4. one of the longest sides of the triangle is 20 m. the other side is 10 m. area of the triangle is 80 m 2 . what is the another side of the triangle'

Answer 1

Refer the image attached:

We will start with finding the height of the triangle:

Area of triangle is given to us that is $A=80 m^2$

Area of triangle $=\frac{h\times b}{2}$

We have assumed that the base length of the triangle is 20 m, plugging the values of area and the height we get:

$80=\frac{20 \times h}{2} =\frac{20h}{2}$

$h=\frac{80 \times 2}{20} =8$

So the height of the triangle is 8 meters.

Now, we have split the base of the triangle into two pieces, lets say the length of one part is 'a' units, so the rest of the base length will be (20-a) units.

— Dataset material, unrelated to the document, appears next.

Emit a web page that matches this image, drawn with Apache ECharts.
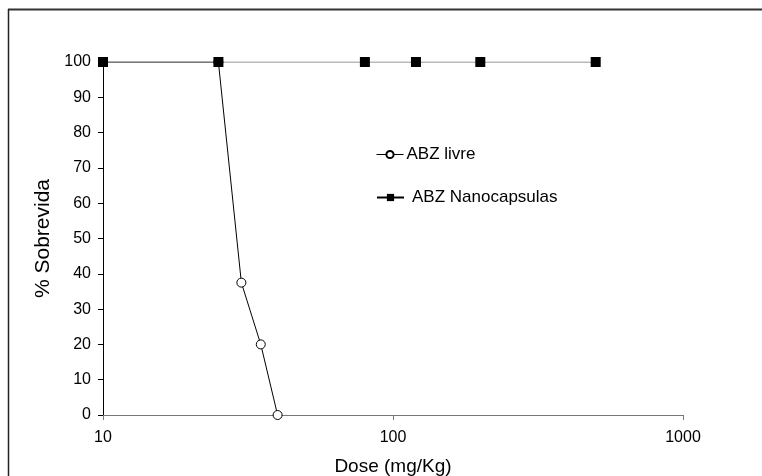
<!DOCTYPE html>
<html>
<head>
<meta charset="utf-8">
<script src="https://cdn.jsdelivr.net/npm/echarts@6/dist/echarts.min.js"></script>
<style>
html,body{margin:0;padding:0;background:#fff;}
#chart{width:762px;height:476px;}
</style>
</head>
<body>
<div id="chart"></div>
<script>
var livreDose = [10, 25, 30, 35, 40];
var livreSurv = [100, 100, 37.5, 20, 0];
var nanoDose = [10, 25, 80, 120, 200, 500];
var nanoSurv = [100, 100, 100, 100, 100, 100];
var seriesNames = ['ABZ livre', 'ABZ Nanocapsulas'];
var xTitle = 'Dose (mg/Kg)';
var yTitle = '% Sobrevida';

function pairs(xs, ys) { return xs.map(function (x, i) { return [x, ys[i]]; }); }

var chart = echarts.init(document.getElementById('chart'));
var font = 'Liberation Sans, Arial, sans-serif';
chart.setOption({
  animation: false,
  backgroundColor: '#fff',
  grid: { left: 103, right: 79, top: 62, bottom: 61, containLabel: false, outerBoundsMode: 'none' },
  graphic: [
    { type: 'line', shape: { x1: 8, y1: 9.5, x2: 762, y2: 9.5 }, style: { stroke: '#333', lineWidth: 2 }, silent: true },
    { type: 'line', shape: { x1: 8.5, y1: 9, x2: 8.5, y2: 476 }, style: { stroke: '#222', lineWidth: 1.5 }, silent: true }
  ],
  legend: [
    {
      data: [seriesNames[0]], left: 371, top: 141, itemWidth: 27, itemHeight: 9, itemGap: 4,
      textStyle: { fontFamily: font, fontSize: 17, color: '#000', padding: [0, 0, 0, -2] },
      lineStyle: { color: '#000', width: 1 }
    },
    {
      data: [seriesNames[1]], left: 371, top: 184, itemWidth: 27, itemHeight: 9,
      textStyle: { fontFamily: font, fontSize: 17, color: '#000', padding: [0, 0, 0, 3] },
      lineStyle: { color: '#000', width: 2 }
    }
  ],
  xAxis: {
    type: 'log', logBase: 10, min: 10, max: 1000,
    name: xTitle, nameLocation: 'middle', nameGap: 42,
    nameTextStyle: { fontFamily: font, fontSize: 19, color: '#000' },
    axisLine: { lineStyle: { color: '#777', width: 1 } },
    axisTick: { show: true, length: 5, lineStyle: { color: '#777' } },
    minorTick: { show: false },
    splitLine: { show: false },
    axisLabel: { fontFamily: font, fontSize: 16, color: '#000', margin: 15, formatter: function (v) { return String(v); } }
  },
  yAxis: {
    type: 'value', min: 0, max: 100, interval: 10,
    name: yTitle, nameLocation: 'middle', nameGap: 44,
    nameTextStyle: { fontFamily: font, fontSize: 21, color: '#000' },
    axisLine: { show: true, lineStyle: { color: '#000', width: 1 } },
    axisTick: { show: true, length: 5, lineStyle: { color: '#000' } },
    splitLine: { show: false },
    axisLabel: { fontFamily: font, fontSize: 16, color: '#000', margin: 12 }
  },
  series: [
    {
      name: seriesNames[0], type: 'line', data: pairs(livreDose, livreSurv),
      symbol: 'circle', symbolSize: 9, z: 3,
      lineStyle: { color: '#000', width: 1 },
      itemStyle: { color: '#fff', borderColor: '#000', borderWidth: 1 }
    },
    {
      name: seriesNames[1], type: 'line', data: pairs(nanoDose, nanoSurv),
      symbol: 'rect', symbolSize: 10, z: 4,
      lineStyle: { color: '#777', width: 1 },
      itemStyle: { color: '#000', borderColor: '#000', borderWidth: 0 }
    }
  ]
});
</script>
</body>
</html>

Now, using the pythagoras theorem to find the length of the third side:

$x^2=h^2+(20-a)^2$

Now from the smaller triangle we can have:

$10^2=a^2+h^2$

Solving for 'a' we get:

$a= \sqrt{10^2-h^2}=\sqrt{100-64}=\sqrt {36}=6$

The base length of the other triangle is $20-a=20-6=14$

Now using the pyhtagoras theorem for the other triangle we get,

$x= \sqrt{h^2+14^2}=\sqrt{64+196}=\sqrt{264}=16.12$

So the length of the third side is 16.12 meters.